What's the attraction of these new devices? Bergstrom explains: "If you're sophisticated enough in the programming of these modeling amps . . . you can sound like just about anything."

Modeling technology was introduced by L.A. audio engineers Marcus Ryle and Michel Diodic, who in 1996 obtained a patent under a company they founded called Fast Forward Designs Inc.

Modeling uses digital signal processors--generic chips commonly found in audio devices such as cellular telephones. Line6 was spun off with the backing of Palo Alto-based Sutter Hill Ventures.

Muench, who joined Line6 after 11 years with Apple, was a trumpet player at Westminster High School when his idols included the brassy rock band Tower of Power. He later took up keyboards and played professionally in a handful of L.A. rock groups, driven by dreams of stardom until, he said, he realized he was surrounded by vastly more talented and more driven musicians.
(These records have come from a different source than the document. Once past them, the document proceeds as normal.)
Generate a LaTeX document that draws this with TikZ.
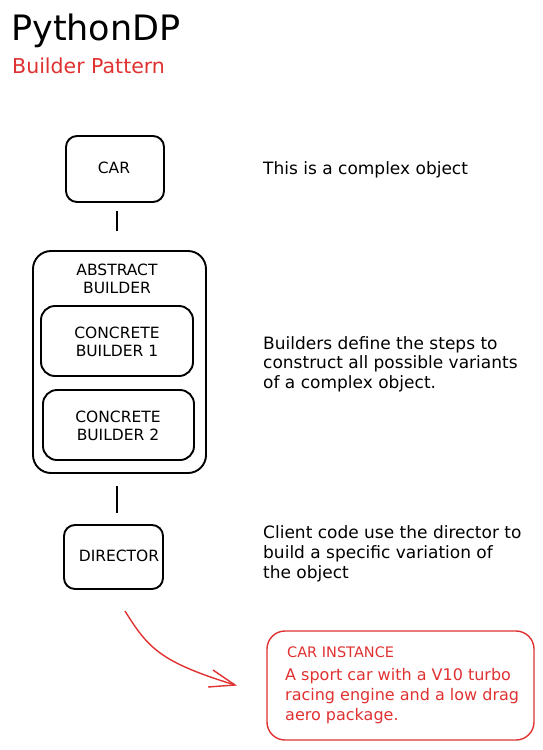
\documentclass[tikz,border=0pt]{standalone}
\usepackage{fontspec}
\setmainfont{DejaVu Sans}
\usetikzlibrary{arrows.meta}
\definecolor{exred}{HTML}{E03131}
\tikzset{
  box/.style={draw=black, line width=1.9pt, rounded corners=11pt},
  redbox/.style={draw=exred, line width=1.4pt, rounded corners=18pt},
  boxlabel/.style={font=\fontsize{15.5}{18.5}\selectfont, align=center, inner sep=0pt},
  note/.style={font=\fontsize{17}{19.5}\selectfont, align=left, anchor=base west, inner sep=0pt},
  conn/.style={line width=1.4pt},
}
\begin{document}
\begin{tikzpicture}[x=1pt,y=-1pt]
\useasboundingbox (0,0) rectangle (543,750);
% title
\node[anchor=base west, inner sep=0pt, font=\fontsize{35}{40}\selectfont] (title) at (11,40) {PythonDP};
\node[anchor=base west, inner sep=0pt, text=exred, font=\fontsize{20.5}{24}\selectfont] (subtitle) at (12,73) {Builder Pattern};
% CAR
\draw[box] (66,136) rectangle (164,202);
\node[boxlabel] (car) at (114,168) {CAR};
\coordinate (carb) at (117,211);
\coordinate (abt) at (117,231);
\draw[conn] (carb) -- (abt);
% Abstract builder
\draw[box, rounded corners=18pt] (33,251) rectangle (206,473);
\node[boxlabel] (abs) at (117,279) {ABSTRACT\\BUILDER};
\draw[box, rounded corners=14pt] (41,306) rectangle (193,376);
\node[boxlabel] (cb1) at (117,342) {CONCRETE\\BUILDER 1};
\draw[box, rounded corners=14pt] (43,390) rectangle (194,460);
\node[boxlabel] (cb2) at (118,426) {CONCRETE\\BUILDER 2};
\coordinate (absb) at (117,486);
\coordinate (dirt) at (117,513);
\draw[conn] (absb) -- (dirt);
% Director
\draw[box] (64,525) rectangle (163,589);
\node[boxlabel] (dir) at (119,556) {DIRECTOR};
% notes (base = baseline of last line)
\node[note] (n1) at (263,174) {This is a complex object};
\node[note] (n2) at (263,388) {Builders define the steps to\\construct all possible variants\\of a complex object.};
\node[note, font=\fontsize{17}{20}\selectfont] (n3) at (263,578) {Client code use the director to\\build a specific variation of\\the object};
% red arrow
\coordinate (as) at (125,611);
\coordinate (ae) at (235,685);
\draw[draw=exred, line width=1.4pt] (as) .. controls (148,648) and (160,662) .. (ae);
\draw[draw=exred, line width=1.4pt] (213,670) -- (ae) -- (208,687);
% car instance
\draw[redbox] (267,631) rectangle (534,740);
\node[note, text=exred, font=\fontsize{14.5}{19}\selectfont] (ci) at (287,657) {CAR INSTANCE};
\node[note, text=exred, font=\fontsize{16}{20}\selectfont] (cit) at (285,720) {A sport car with a V10 turbo\\racing engine and a low drag\\aero package.};
\end{tikzpicture}
\end{document}
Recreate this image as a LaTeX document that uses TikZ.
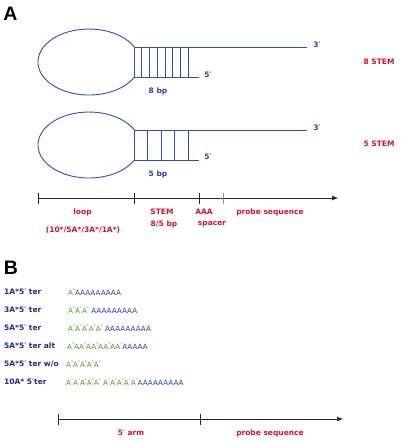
\documentclass[tikz,border=0pt]{standalone}
\usepackage{fontspec}
\setmainfont{DejaVu Sans}
\newfontfamily\bigfont{Liberation Sans}
\usetikzlibrary{arrows.meta}
\definecolor{lineblue}{RGB}{45,75,195}
\definecolor{txtblue}{RGB}{35,65,185}
\definecolor{darkblue}{RGB}{25,45,140}
\definecolor{myred}{RGB}{210,20,45}
\definecolor{mygreen}{RGB}{90,150,45}
\newcommand{\As}{A\raisebox{0.9ex}{\fontsize{4}{4}\selectfont *}}
\tikzset{
  strand/.style={draw=lineblue, line width=0.9pt},
  lbl/.style={font=\fontsize{7.5}{8}\selectfont\bfseries, inner sep=0pt},
  redlbl/.style={lbl, text=myred},
  bluelbl/.style={lbl, text=txtblue},
  rowlbl/.style={lbl, text=darkblue, anchor=west},
  seq/.style={font=\fontsize{7.2}{8}\selectfont, inner sep=0pt, anchor=west},
  axis/.style={draw=black!85, line width=0.6pt},
  axisarrow/.style={axis, -{Latex[length=6pt,width=5pt]}},
  tick/.style={draw=black!85, line width=0.6pt},
  panel/.style={font=\bigfont\fontsize{19.5}{20}\selectfont\bfseries, inner sep=0pt}
}
\begin{document}
\begin{tikzpicture}[x=1pt,y=1pt]
\useasboundingbox (0,0) rectangle (400,-442);
% panel letters
\node[panel] (pA) at (10.5,-14) {A};
\node[panel] (pB) at (11,-268) {B};

% hairpin 1 (8 stem)
\draw[strand] (134.4,-77) arc[start angle=-27, end angle=-333, x radius=51, y radius=33];
\draw[strand] (134,-47) -- (307,-47);
\draw[strand] (134,-77) -- (199,-77);
\foreach \i in {0,...,7} {\draw[strand] ({134+\i*7.75},-47) -- ({134+\i*7.75},-77);}
\node[bluelbl] (t1) at (317,-45) {3′};
\node[bluelbl] (f1) at (208,-75) {5′};
\node[bluelbl] (bp1) at (158,-91) {8 bp};
\node[redlbl] (s1) at (379,-62) {8 STEM};

% hairpin 2 (5 stem)
\draw[strand] (134.4,-160) arc[start angle=-27, end angle=-333, x radius=51, y radius=33];
\draw[strand] (134,-130) -- (307,-130);
\draw[strand] (134,-160) -- (199,-160);
\foreach \i in {0,...,4} {\draw[strand] ({134+\i*13.5},-130) -- ({134+\i*13.5},-160);}
\node[bluelbl] (t2) at (317,-128) {3′};
\node[bluelbl] (f2) at (208,-157) {5′};
\node[bluelbl] (bp2) at (158,-174) {5 bp};
\node[redlbl] (s2) at (379,-144) {5 STEM};

% axis A
\coordinate (a0) at (38,-198);
\coordinate (a1) at (134,-198);
\coordinate (a2) at (199,-198);
\coordinate (a3) at (223,-198);
\coordinate (aend) at (338,-198);
\draw[axisarrow] (a0) -- (aend);
\foreach \c in {a0,a1,a2} {\draw[tick] ([yshift=5.5pt]\c) -- ([yshift=-5.5pt]\c);}
\draw[tick, draw=black!45] ([yshift=5.5pt]a3) -- ([yshift=-5.5pt]a3);
\node[redlbl] (lloop) at (82.5,-212) {loop};
\node[redlbl] (lloop2) at (83,-230) {(10*/5A*/3A*/1A*)};
\node[redlbl] (lstem) at (162,-212) {STEM};
\node[redlbl] (lstem2) at (164,-224.5) {8/5 bp};
\node[redlbl] (laaa) at (204,-212) {AAA};
\node[redlbl] (lsp) at (212,-224.5) {spacer};
\node[redlbl] (lprobe) at (270,-212) {probe sequence};

% panel B rows
\node[rowlbl] (r1) at (4,-292) {1A*5′ ter};
\node[rowlbl] (r2) at (4,-310) {3A*5′ ter};
\node[rowlbl] (r3) at (4,-328) {5A*5′ ter};
\node[rowlbl] (r4) at (4,-346) {5A*5′ ter alt};
\node[rowlbl] (r5) at (4,-364) {5A*5′ ter w/o};
\node[rowlbl] (r6) at (4,-382) {10A* 5′ter};

\node[seq] (q1) at (68,-292) {\textcolor{mygreen}{\As}\textcolor{txtblue}{AAAAAAAAA}};
\node[seq] (q2) at (68,-310) {\textcolor{mygreen}{\As\As\As}\ \textcolor{txtblue}{AAAAAAAAA}};
\node[seq] (q3) at (68,-328) {\textcolor{mygreen}{\As\As\As\As\As}\ \textcolor{txtblue}{AAAAAAAAA}};
\node[seq] (q4) at (67,-346) {\textcolor{mygreen}{\As A\As A\As A\As A\As}\textcolor{txtblue}{AAAAA}};
\node[seq] (q5) at (66,-364) {\textcolor{mygreen}{\As\As\As\As\As}};
\node[seq] (q6) at (66,-382) {\textcolor{mygreen}{\As\As\As\As\As\ \As\As\As\As\As}\textcolor{txtblue}{AAAAAAAAA}};

% axis B
\coordinate (b0) at (58,-419);
\coordinate (b1) at (200,-419);
\coordinate (bend) at (343,-419);
\draw[axisarrow] (b0) -- (bend);
\foreach \c in {b0,b1} {\draw[tick] ([yshift=5.5pt]\c) -- ([yshift=-5.5pt]\c);}
\node[redlbl] (larm) at (131,-433) {5′ arm};
\node[redlbl] (lprobe2) at (270,-433) {probe sequence};
\end{tikzpicture}
\end{document}
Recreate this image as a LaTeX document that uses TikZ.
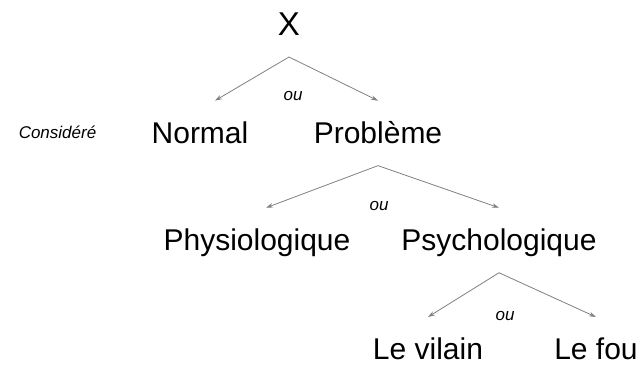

After graduating from USC, he earned an MBA at Harvard.

He was lured away from Apple, he said, because music has always been his passion.

"I find there is a high correlation between people who are in music and people who are in computer technology, because of the structured thinking in both," he said.

At Line6--the name has no special musical meaning, Muench said--he found that educating the market was a crucial hurdle. So he borrowed a strategy he developed at Apple in selling PowerBooks at leading retail stores. He dispatched an army of 12 expert guitarists to visit 700 retail stores nationwide to demonstrate Line6 equipment and to coach salespeople in how to use it.

Line6 sales more than doubled last year to $20 million from $9 million in 1998, with the help of the product specialists, who show often-skeptical consumers the benefits of the high-tech gear.